When Raya Jaglom died recently at the age of 98, the Jewish world lost a visionary leader, a devoted Zionist and a role model who made multitasking a household word.

Since 1941, when she first joined WIZO, until her final day on August 4, 2017, she embodied the principle of being available wherever and whenever she was needed.


Born in Bessarabia, Raya Horesh immigrated to Eretz Yisrael in 1939 where she studied at Hebrew University. A year later, the attractive Rumanian young woman was caught up in a whirlwind romance with Joseph Jaglom, an industrialist from the Ukraine. A year later, the two were married and made their home in Israel. This made it attractive for her family, her parents and grandmother, to join her.

Raya Jaglom first became active in WIZO, the Women International Zionist Organization in 1941, and devoted her life to it. She visited almost every country in the world on its behalf, including the U.S.S.R. at the invitation of the Soviet Women’s Committee in Moscow. In February 1971, she headed the WIZO delegation to the World Conference on Soviet Jewry held in Brussels.

In 1963, she was elected chairman of the World WIZO Executive. In 1970, she was elected president, and served in that capacity for 26 years, and subsequently as honorary president.

A pro at multitasking, she also held many other public offices. She was a member of the Board of Governors of Hebrew University in Jerusalem; at the same time, she was an active participant on the Board of Governors of Tel Aviv University. As if these activities were not enough, she also served on the Executive of the Zionist Organization.

She represented WIZO as the Executive of the Jewish Agency while being a member on the board of the organization. What else?

She was a member of the international councils of two of Israel’s museums: the Israel Museum in Jerusalem and the Tel Aviv Museum in Tel Aviv!

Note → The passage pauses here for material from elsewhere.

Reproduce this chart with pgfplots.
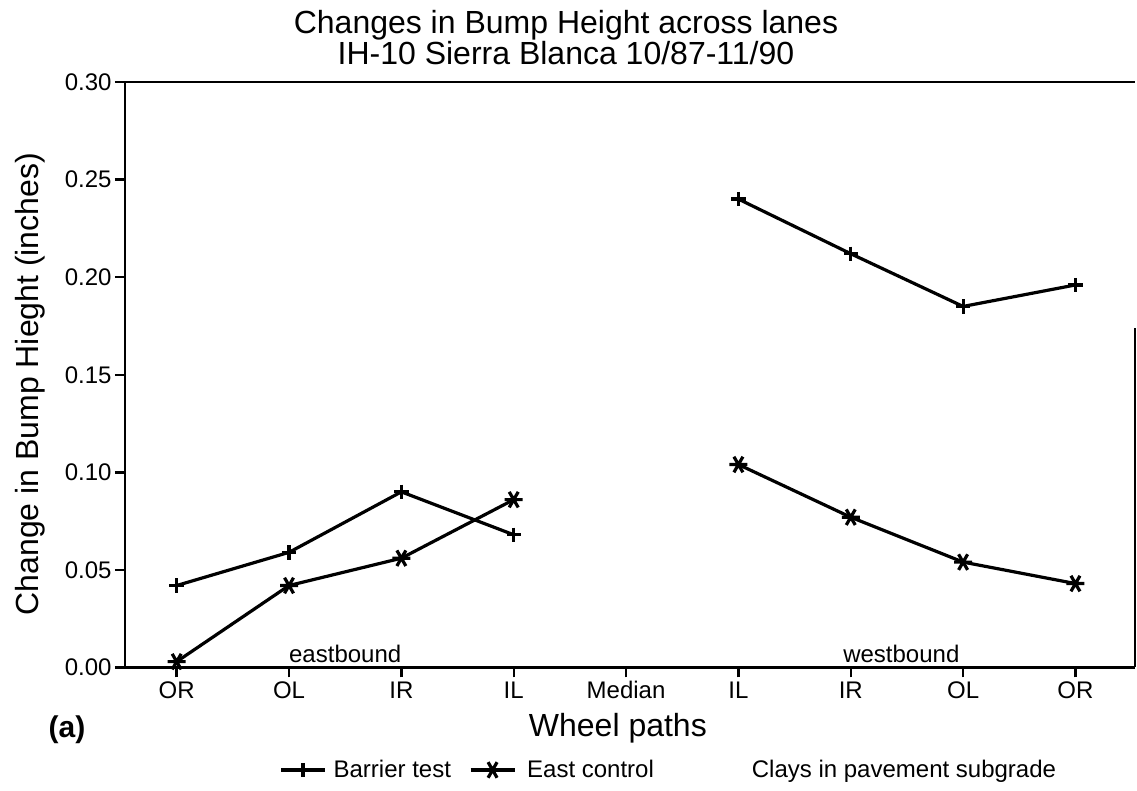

During her presidency, WIZO lent its support to the weaker groups in society, such as children and the elderly. She and her husband established a fund for students at the Hebrew and Tel Aviv universities, a club for Israel Philharmonic musicians, and a synagogue at WIZO headquarters in Tel Aviv.

The only time in her life that Raya suspended her organizational leadership activities was in 1947-48. For eighteen months, she focused on a single task: she enlisted in the Haganah, and fought for the establishment of the Jewish State.